Packaging lines rarely break in one big way. They lose time little by little.
A conveyor pauses. A sensor trips. A bottle tips. An operator clears it. The line restarts. Production continues. Nothing looks serious. By the end of the shift, a lot of capacity is gone.
These short stops feel normal in many facilities. Teams clear them fast and move on. Because nothing breaks, the loss is rarely logged as downtime. Yet these tiny pauses quietly drain productivity.
This article shows how small stops add up, why this hurts California manufacturers, and what smooth lines do differently.
Why “Invisible Downtime” Costs More in California
California makes small losses very expensive.
- Labor costs are high, so every lost minute matters.
- Compliance rules slow troubleshooting and restarts.
- Frequent SKU changes cause more brief stops.
- Automated lines have many sensors that can pause the line.
When minutes are costly, short stops become a real business problem.
Where Micro-Stoppages Usually Start
1) Unstable infeed
Uneven spacing, tipped bottles, or poor orientation can trigger downstream pauses.
2) Overly strict sensors
Poor placement or aggressive settings create nuisance stops that are not truly needed.
3) Speed mismatches
When machines run at different real speeds, one station slows the entire line.
4) Slow restarts
After each stop, the line needs time to stabilize — multiplying the real loss.
Takeaway: These are not maintenance breakdowns. They are system behavior problems.
How Small Stops Become Big Losses
One 10-second stop feels small. Ten in an hour are not.

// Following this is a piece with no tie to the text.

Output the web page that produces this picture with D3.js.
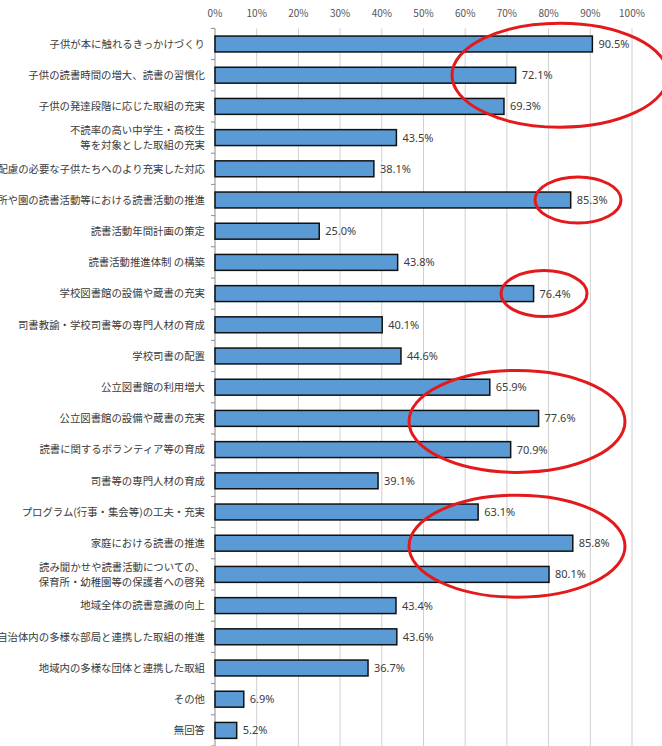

How micro-stoppages add up in one shift
| Event | Frequency | Time lost per event | Total loss per shift |
|---|---|---|---|
| Short sensor fault | 8 per hour | 8 seconds | 32 minutes |
| Minor jam clear | 4 per hour | 15 seconds | 24 minutes |
| Restart stabilization | 6 per hour | 10 seconds | 36 minutes |
| Total hidden loss | — | — | ~90 minutes |
Most facilities never record this as downtime, yet nearly two hours of production disappear.
Why Standard Downtime Tracking Misses the Problem
Many California plants track only major breakdowns. They typically miss:
- Stops under 30 seconds
- Restart delays
- Small operator interventions
- Temporary speed cuts
Dashboards look fine — but real output is still lower than it should be.
What gets measured vs what truly matters
| What is commonly tracked | What usually drives losses |
|---|---|
| Major breakdowns | Frequent micro-stops |
| Scheduled maintenance | Restart delays |
| Planned downtime | Operator micro-interventions |
| Peak line speed | Real average throughput |
How Line Design Amplifies Small Problems
When lines are tightly linked, one small issue spreads quickly:
- A brief infeed pause starves downstream machines
- A minor jam forces a full line stop
- Slow restart logic delays every station
- Operators lower speed “just in case”
The line keeps running — but it underperforms all day.
What Low-Friction Lines Look Like
High-performing lines share four traits:
- Stable container flow — fewer tips and misfeeds
- Well-tuned sensors — fewer nuisance stops
- Balanced machine speeds — no chronic bottlenecks
- Coordinated restarts — fast, smooth recovery
These lines treat small disruptions as routine, not disruptive.
How Accutek Reduces Hidden Downtime in California
Accutek located at Vista, California treats downtime as a system issue, not just a packaging machine problem.
Key design priorities
- Proper accumulation to absorb brief stops
- Better sensor placement to reduce false trips
- Speed coordination based on real production data
- Smooth restart sequences
Accutek strategies vs downtime drivers
| Downtime driver | Accutek response | Facility outcome |
|---|---|---|
| Infeed instability | Better container handling | Fewer stops |
| Nuisance faults | Smarter sensor logic | More stable runs |
| Speed mismatch | Line-wide coordination | Steady throughput |
| Slow recovery | Structured restart | Shorter delays |
Result: more capacity without buying new machines.

Why “Run It Slower” Is a Weak Fix
Slowing the line reduces jams — but permanently locks in lost output.
A stronger approach:
- Find where micro-stops originate
- Improve flow, sensors, and restarts
- Raise speed only after stability improves
Rule: Speed should come from stability — not replace it.
What to Measure Instead
Track four metrics:
- Stops under 30 seconds
- Time to stabilize after restarts
- Frequency of operator interventions
- Real throughput per hour
When these improve together, true capacity returns.
Key Takeaways

- The costliest downtime is often small, frequent, and invisible.
- Micro-stops can erase hours of production each shift.
- California costs make these losses even worse.
- Better flow, smarter sensors, and coordinated restarts reduce stops.
- Fixing hidden downtime often adds more capacity than buying new machines.